(Saved entries)
<<<<

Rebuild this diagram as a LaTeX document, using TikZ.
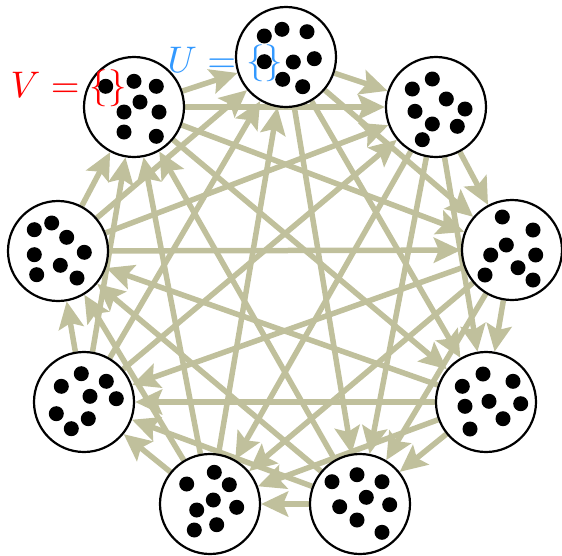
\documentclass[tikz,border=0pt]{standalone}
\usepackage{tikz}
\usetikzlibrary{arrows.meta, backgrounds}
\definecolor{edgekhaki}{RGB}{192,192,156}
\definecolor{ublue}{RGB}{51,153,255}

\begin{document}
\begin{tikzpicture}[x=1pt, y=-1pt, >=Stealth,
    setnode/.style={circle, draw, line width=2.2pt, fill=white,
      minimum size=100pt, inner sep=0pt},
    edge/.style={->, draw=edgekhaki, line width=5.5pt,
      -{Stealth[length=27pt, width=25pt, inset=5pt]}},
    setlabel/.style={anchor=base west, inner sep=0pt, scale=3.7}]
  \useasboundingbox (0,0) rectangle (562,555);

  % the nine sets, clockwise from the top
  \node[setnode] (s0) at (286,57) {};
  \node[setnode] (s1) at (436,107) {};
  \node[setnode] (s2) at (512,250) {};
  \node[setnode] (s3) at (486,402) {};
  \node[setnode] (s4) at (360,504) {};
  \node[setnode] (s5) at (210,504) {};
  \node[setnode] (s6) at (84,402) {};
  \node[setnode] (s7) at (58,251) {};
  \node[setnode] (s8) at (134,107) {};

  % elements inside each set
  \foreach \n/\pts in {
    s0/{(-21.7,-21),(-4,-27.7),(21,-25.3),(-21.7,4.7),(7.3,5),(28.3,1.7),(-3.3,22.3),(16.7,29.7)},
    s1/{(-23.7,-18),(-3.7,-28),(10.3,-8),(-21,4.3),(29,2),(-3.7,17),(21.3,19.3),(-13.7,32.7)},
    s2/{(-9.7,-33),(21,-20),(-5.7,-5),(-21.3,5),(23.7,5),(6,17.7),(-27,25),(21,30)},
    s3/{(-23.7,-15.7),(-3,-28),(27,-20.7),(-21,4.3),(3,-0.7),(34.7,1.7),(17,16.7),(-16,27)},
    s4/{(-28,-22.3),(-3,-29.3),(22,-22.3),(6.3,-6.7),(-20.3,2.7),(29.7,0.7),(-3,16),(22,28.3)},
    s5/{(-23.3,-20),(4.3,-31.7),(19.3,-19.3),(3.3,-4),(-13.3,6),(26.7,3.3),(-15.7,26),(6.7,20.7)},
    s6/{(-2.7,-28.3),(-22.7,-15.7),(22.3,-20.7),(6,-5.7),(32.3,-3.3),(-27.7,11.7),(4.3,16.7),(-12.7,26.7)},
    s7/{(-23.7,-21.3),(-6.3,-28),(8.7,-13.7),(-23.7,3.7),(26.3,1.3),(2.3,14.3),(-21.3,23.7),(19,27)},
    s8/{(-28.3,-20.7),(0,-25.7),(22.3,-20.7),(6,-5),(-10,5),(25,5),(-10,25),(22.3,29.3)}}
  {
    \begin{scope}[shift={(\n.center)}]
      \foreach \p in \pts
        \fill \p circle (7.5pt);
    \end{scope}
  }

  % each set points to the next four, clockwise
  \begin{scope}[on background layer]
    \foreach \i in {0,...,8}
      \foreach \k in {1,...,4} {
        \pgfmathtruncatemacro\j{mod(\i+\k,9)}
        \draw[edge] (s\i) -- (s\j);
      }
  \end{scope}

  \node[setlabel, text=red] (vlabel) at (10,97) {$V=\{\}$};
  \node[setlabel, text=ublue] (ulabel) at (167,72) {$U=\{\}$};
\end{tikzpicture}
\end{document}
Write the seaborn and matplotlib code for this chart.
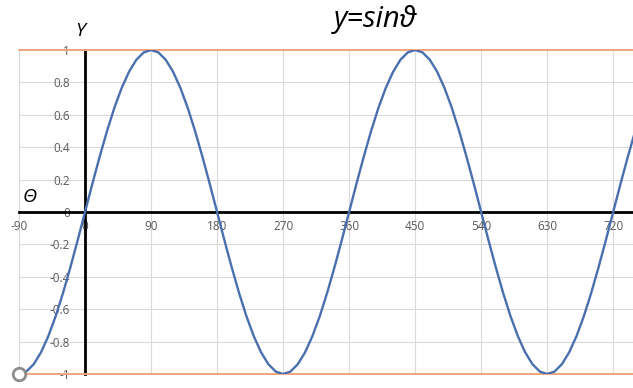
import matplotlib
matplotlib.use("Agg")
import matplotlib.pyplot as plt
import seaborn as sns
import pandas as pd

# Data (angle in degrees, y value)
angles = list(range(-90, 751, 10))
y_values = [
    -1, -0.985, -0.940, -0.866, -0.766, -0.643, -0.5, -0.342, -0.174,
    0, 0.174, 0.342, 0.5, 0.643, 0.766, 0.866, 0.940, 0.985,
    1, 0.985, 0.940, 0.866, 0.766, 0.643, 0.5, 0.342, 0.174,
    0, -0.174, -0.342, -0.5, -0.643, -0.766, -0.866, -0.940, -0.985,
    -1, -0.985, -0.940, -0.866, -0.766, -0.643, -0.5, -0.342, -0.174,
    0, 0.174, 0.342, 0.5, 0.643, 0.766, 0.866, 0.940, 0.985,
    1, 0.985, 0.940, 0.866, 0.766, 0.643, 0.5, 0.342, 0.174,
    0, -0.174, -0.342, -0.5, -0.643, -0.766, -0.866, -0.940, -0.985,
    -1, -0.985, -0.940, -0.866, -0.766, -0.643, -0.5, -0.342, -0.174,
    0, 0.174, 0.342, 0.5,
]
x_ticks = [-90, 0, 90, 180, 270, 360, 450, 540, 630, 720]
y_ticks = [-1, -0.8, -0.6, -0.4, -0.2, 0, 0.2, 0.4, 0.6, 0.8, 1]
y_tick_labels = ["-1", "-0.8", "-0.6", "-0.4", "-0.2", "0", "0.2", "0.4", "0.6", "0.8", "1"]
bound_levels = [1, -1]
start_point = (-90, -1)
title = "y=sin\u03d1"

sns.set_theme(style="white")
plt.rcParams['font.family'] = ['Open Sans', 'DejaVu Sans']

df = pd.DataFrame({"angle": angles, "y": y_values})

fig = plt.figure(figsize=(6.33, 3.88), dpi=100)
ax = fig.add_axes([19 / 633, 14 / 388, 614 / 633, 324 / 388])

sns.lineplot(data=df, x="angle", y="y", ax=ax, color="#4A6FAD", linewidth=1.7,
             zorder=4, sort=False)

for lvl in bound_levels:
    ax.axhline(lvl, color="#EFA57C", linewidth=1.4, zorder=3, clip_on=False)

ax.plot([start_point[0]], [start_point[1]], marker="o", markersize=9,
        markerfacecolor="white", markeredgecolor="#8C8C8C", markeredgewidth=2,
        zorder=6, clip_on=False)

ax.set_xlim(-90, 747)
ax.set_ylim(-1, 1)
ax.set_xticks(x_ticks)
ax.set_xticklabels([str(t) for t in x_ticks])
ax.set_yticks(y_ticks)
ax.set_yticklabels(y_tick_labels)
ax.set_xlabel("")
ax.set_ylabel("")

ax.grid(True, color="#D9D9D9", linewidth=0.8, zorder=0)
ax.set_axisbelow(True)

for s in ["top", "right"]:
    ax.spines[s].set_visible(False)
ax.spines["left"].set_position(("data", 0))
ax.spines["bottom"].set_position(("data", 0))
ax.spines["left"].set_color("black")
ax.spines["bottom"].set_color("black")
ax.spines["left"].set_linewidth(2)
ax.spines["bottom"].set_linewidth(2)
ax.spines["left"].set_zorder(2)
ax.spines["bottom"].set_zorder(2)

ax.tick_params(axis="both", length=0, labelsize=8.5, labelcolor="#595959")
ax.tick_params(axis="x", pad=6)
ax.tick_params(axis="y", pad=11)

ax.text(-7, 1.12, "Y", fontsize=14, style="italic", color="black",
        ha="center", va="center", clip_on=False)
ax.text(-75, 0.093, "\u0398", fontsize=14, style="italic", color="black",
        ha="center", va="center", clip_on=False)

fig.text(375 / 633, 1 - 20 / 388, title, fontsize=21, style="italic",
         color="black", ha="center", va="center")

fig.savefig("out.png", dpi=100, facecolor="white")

>>>>

- WHAT IS BEING ASKED: Include the first line of the records, the line containing "(0,0) rectangle (562,555);", and every line between them, repeated exactly. Skip the pictures.

- PROBLEM SOLUTION:
Rebuild this diagram as a LaTeX document, using TikZ.
\documentclass[tikz,border=0pt]{standalone}
\usepackage{tikz}
\usetikzlibrary{arrows.meta, backgrounds}
\definecolor{edgekhaki}{RGB}{192,192,156}
\definecolor{ublue}{RGB}{51,153,255}

\begin{document}
\begin{tikzpicture}[x=1pt, y=-1pt, >=Stealth,
    setnode/.style={circle, draw, line width=2.2pt, fill=white,
      minimum size=100pt, inner sep=0pt},
    edge/.style={->, draw=edgekhaki, line width=5.5pt,
      -{Stealth[length=27pt, width=25pt, inset=5pt]}},
    setlabel/.style={anchor=base west, inner sep=0pt, scale=3.7}]
  \useasboundingbox (0,0) rectangle (562,555);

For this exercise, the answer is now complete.